David here from Sentry. Just saw this ended up on HN. Happy to answer any questions about how we approach open source, the business, or anything else about Sentry.


David, I've wanted to tell you for a long time: thank you. You probably don't remember me -- I was an admin on the wowdev wiki, way back. GitLab and Sentry are my two favourite examples of successful open source companies. Sentry, the tool and the company, are both really awesome - it's been crazy useful to us at HearthSim and has served me personally really well since its first versions.


Ditto! And it's awesome to see all the cool things David's accomplished since his early MMOing days :P (I worked with him back in the day on Warcry)

Sentry is a fantastic tool; use it every day.


I recently started playing WoW again. Don't tell anyone!


Latest xpac is a good'un :P


I love that you are also working in the open!

At Automattic we do a lot of Open Source development. You can even see my PR introducing Sentry to our frontend: https://github.com/Automattic/wp-calypso/pull/2107 (Unfortunately removed, we are running custom solution right now, but thats another story..)

How are you dealing with discussions across your team on Github? Sometimes, we have to link to some discussion that is not happening in the open because of this or that business reason and we have to provide a context for colleagues but not everyone else.

At other times we want to encourage external contributions but some decisions happen outside of GH and contributors don't feel included.

Have you come across similar challenges?


It's really tough. Even basic problems are extra painful because of the limited tooling on GitHub.

One major problem that is still ongoing is code review. How we act on our own mandatory code review requirements as well as make sure we are responding to community issues and PRs.

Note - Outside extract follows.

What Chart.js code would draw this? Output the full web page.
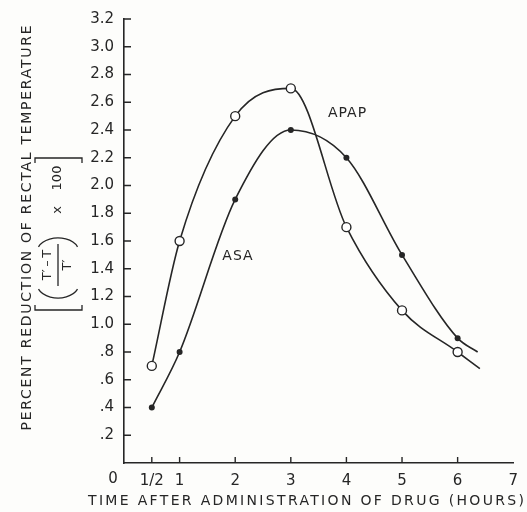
<!DOCTYPE html>
<html lang="en">
<head>
    <meta charset="UTF-8">
    <title>Percent Reduction of Rectal Temperature</title>
    <script src="https://cdn.jsdelivr.net/npm/chart.js"></script>
    <style>
        body {
            margin: 0;
            background: #fdfdfb;
        }
        #tempChart {
            display: block;
        }
    </style>
</head>
<body>
    <canvas id="tempChart" width="527" height="512"></canvas>

    <script>
        // values
        const hours = [0.5, 1, 2, 3, 4, 5, 6];
        const apapValues = [0.7, 1.6, 2.5, 2.7, 1.7, 1.1, 0.8];   // open circles
        const asaValues = [0.4, 0.8, 1.9, 2.4, 2.2, 1.5, 0.9];    // filled dots
        const apapTail = [6.4, 0.68];   // where the drawn curve stops
        const asaTail = [6.36, 0.8];

        const xTickValues = [0.5, 1, 2, 3, 4, 5, 6, 7];
        const xTickLabels = ['1/2', '1', '2', '3', '4', '5', '6', '7'];
        const yTickValues = [0.2, 0.4, 0.6, 0.8, 1.0, 1.2, 1.4, 1.6, 1.8, 2.0, 2.2, 2.4, 2.6, 2.8, 3.0, 3.2];
        const yTickLabels = ['.2', '.4', '.6', '.8', '1.0', '1.2', '1.4', '1.6', '1.8', '2.0', '2.2', '2.4', '2.6', '2.8', '3.0', '3.2'];

        const seriesLabels = ['APAP', 'ASA'];
        const labelPositions = [[4.02, 2.52], [2.05, 1.49]];

        const ink = '#262626';
        const font = '"DejaVu Sans", sans-serif';

        function toPoints(xs, ys, tail) {
            let pts = xs.map(function(x, i) { return {x: x, y: ys[i]}; });
            pts.push({x: tail[0], y: tail[1]});
            return pts;
        }

        // text spread out to a given length, like the lettering on the original
        function spacedText(ctx, text, cx, cy, length) {
            ctx.letterSpacing = '0px';
            let w = ctx.measureText(text).width;
            let sp = (length - w) / (text.length - 1);
            ctx.letterSpacing = sp + 'px';
            ctx.textAlign = 'left';
            ctx.fillText(text, cx - length / 2, cy);
            ctx.letterSpacing = '0px';
        }

        const decorPlugin = {
            id: 'decor',
            afterDraw: function(chart) {
                const ctx = chart.ctx;
                const xs = chart.scales.x;
                const ys = chart.scales.y;
                const area = chart.chartArea;
                ctx.save();
                ctx.strokeStyle = ink;
                ctx.fillStyle = ink;
                ctx.lineWidth = 1.4;

                // inward tick marks
                ctx.beginPath();
                xTickValues.slice(0, 7).forEach(function(v) {
                    let px = xs.getPixelForValue(v);
                    ctx.moveTo(px, area.bottom);
                    ctx.lineTo(px, area.bottom - 6);
                });
                yTickValues.forEach(function(v) {
                    let py = ys.getPixelForValue(v);
                    ctx.moveTo(area.left, py);
                    ctx.lineTo(area.left + 7, py);
                });
                ctx.stroke();

                // corner zero
                ctx.font = '15px ' + font;
                ctx.textAlign = 'center';
                ctx.textBaseline = 'middle';
                ctx.fillText('0', xs.getPixelForValue(0) - 11, area.bottom + 16);

                // axis titles
                ctx.font = '14px ' + font;
                spacedText(ctx, 'TIME AFTER ADMINISTRATION OF DRUG (HOURS)', 306, 501, 436);

                ctx.save();
                ctx.translate(27, 228);
                ctx.rotate(-Math.PI / 2);
                spacedText(ctx, 'PERCENT REDUCTION OF RECTAL TEMPERATURE', 0, 0, 405);
                ctx.restore();

                // [ ((T' - T) / T') x 100 ]
                ctx.save();
                ctx.translate(58, 234);
                ctx.rotate(-Math.PI / 2);
                ctx.lineWidth = 1.3;
                ctx.beginPath();
                ctx.moveTo(-71, -23); ctx.lineTo(-76, -23); ctx.lineTo(-76, 24); ctx.lineTo(-71, 24);
                ctx.moveTo(71, -23); ctx.lineTo(76, -23); ctx.lineTo(76, 24); ctx.lineTo(71, 24);
                ctx.stroke();
                ctx.beginPath();
                ctx.ellipse(-50, 0, 14, 21, 0, Math.PI * 0.62, Math.PI * 1.38);
                ctx.stroke();
                ctx.beginPath();
                ctx.ellipse(-18, 0, 14, 21, 0, -Math.PI * 0.38, Math.PI * 0.38);
                ctx.stroke();
                ctx.beginPath();
                ctx.moveTo(-52, 0); ctx.lineTo(-10, 0);
                ctx.stroke();
                ctx.font = '13px ' + font;
                ctx.textAlign = 'center';
                ctx.textBaseline = 'middle';
                ctx.fillText('T\u2032\u2009\u2013\u2009T', -31, -10);
                ctx.fillText('T\u2032', -31, 10);
                ctx.fillText('x', 24, 0);
                ctx.fillText('100', 56, 0);
                ctx.restore();

                // curve labels
                ctx.font = '14px ' + font;
                ctx.textAlign = 'center';
                ctx.textBaseline = 'middle';
                ctx.letterSpacing = '1px';
                seriesLabels.forEach(function(name, i) {
                    let p = labelPositions[i];
                    ctx.fillText(name, xs.getPixelForValue(p[0]), ys.getPixelForValue(p[1]));
                });
                ctx.letterSpacing = '0px';
                ctx.restore();
            }
        };

        let tempChartCtx = document.getElementById('tempChart').getContext('2d');
        let tempChart = new Chart(tempChartCtx, {
            type: 'line',
            data: {
                datasets: [{
                    label: 'APAP',
                    data: toPoints(hours, apapValues, apapTail),
                    borderColor: ink,
                    borderWidth: 1.6,
                    pointRadius: hours.map(function() { return 4.5; }).concat([0]),
                    pointBackgroundColor: '#ffffff',
                    pointBorderColor: ink,
                    pointBorderWidth: 1.4,
                    cubicInterpolationMode: 'monotone',
                    fill: false
                }, {
                    label: 'ASA',
                    data: toPoints(hours, asaValues, asaTail),
                    borderColor: ink,
                    borderWidth: 1.6,
                    pointRadius: hours.map(function() { return 3; }).concat([0]),
                    pointBackgroundColor: ink,
                    pointBorderColor: ink,
                    pointBorderWidth: 0,
                    cubicInterpolationMode: 'monotone',
                    fill: false
                }]
            },
            options: {
                responsive: false,
                animation: false,
                layout: {
                    padding: {top: 17, right: 5, left: 0, bottom: 0}
                },
                plugins: {
                    legend: {display: false},
                    tooltip: {enabled: false}
                },
                scales: {
                    x: {
                        type: 'linear',
                        min: 0,
                        max: 7,
                        grid: {display: false, drawTicks: false},
                        border: {display: true, color: ink, width: 1.6},
                        afterBuildTicks: function(scale) {
                            scale.ticks = xTickValues.map(function(v) { return {value: v}; });
                        },
                        afterFit: function(scale) { scale.height = 49; },
                        ticks: {
                            color: ink,
                            padding: 9,
                            maxRotation: 0,
                            autoSkip: false,
                            font: {family: font, size: 15},
                            callback: function(value, index) { return xTickLabels[index]; }
                        }
                    },
                    y: {
                        type: 'linear',
                        min: 0,
                        max: 3.2,
                        grid: {display: false, drawTicks: false},
                        border: {display: true, color: ink, width: 1.6},
                        afterBuildTicks: function(scale) {
                            scale.ticks = yTickValues.map(function(v) { return {value: v}; });
                        },
                        afterFit: function(scale) { scale.width = 124; },
                        ticks: {
                            color: ink,
                            padding: 10,
                            autoSkip: false,
                            font: {family: font, size: 15},
                            callback: function(value, index) { return yTickLabels[index]; }
                        }
                    }
                }
            },
            plugins: [decorPlugin]
        });
    </script>
</body>
</html>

Another big issue was the number of repos and lack of good centralized views. We've sort of simplified this by moving things into monorepos (e.g. All our plugins are going into a single repo).

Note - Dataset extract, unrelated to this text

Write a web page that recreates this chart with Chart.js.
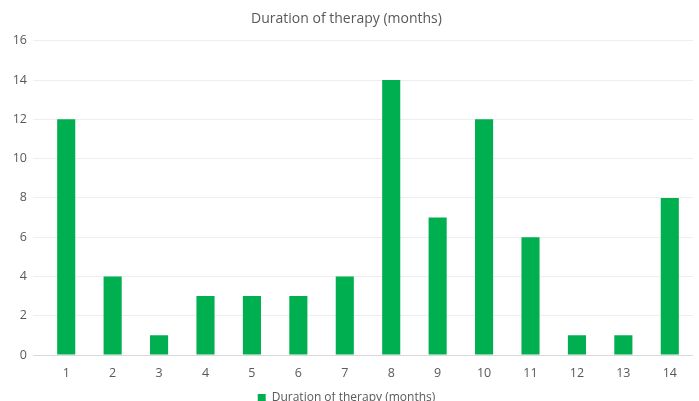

The major missing piece for us on GitHub is being able to assign to teams vs just mentioning, and automating tools to guarantee those assignments exist.

The last bit is private discussions (e.g. Stop our competitors from stealing all of our ideas). We keep all of those big product design concerns in Dropbox Paper until we begin implementation. That's not only for keeping them secret but also because it's just easier to collaborate.

Also curious to learn more about your custom service and choice. Wanna drop me an email? david at sentry's domain.


> Another big issue was the number of repos and lack of good centralized views. We've sort of simplified this by moving things into monorepos (e.g. All our plugins are going into a single repo).

Have you evaluated zenhub? We started using it and can't ever look back. Allows us to have as many repos as we have but still track everything centrally.


Skimmed it a while back, but didn't realize it had centralized views. I will say our biggest challenge is mostly around PRs and community issues. We use a big ol' Excel sheet for sprint planning (inspired by my Dropbox days). You can use GitHub's global views for some of it, but they dont show mentions, and no one has the time to try to assign every little thing to the right people.


What if another company takes open-source Sentry and start offering hosted versions of it, competing with Sentry.io and in the end putting Sentry.io out of the market? Would that make you regret making your software open-source?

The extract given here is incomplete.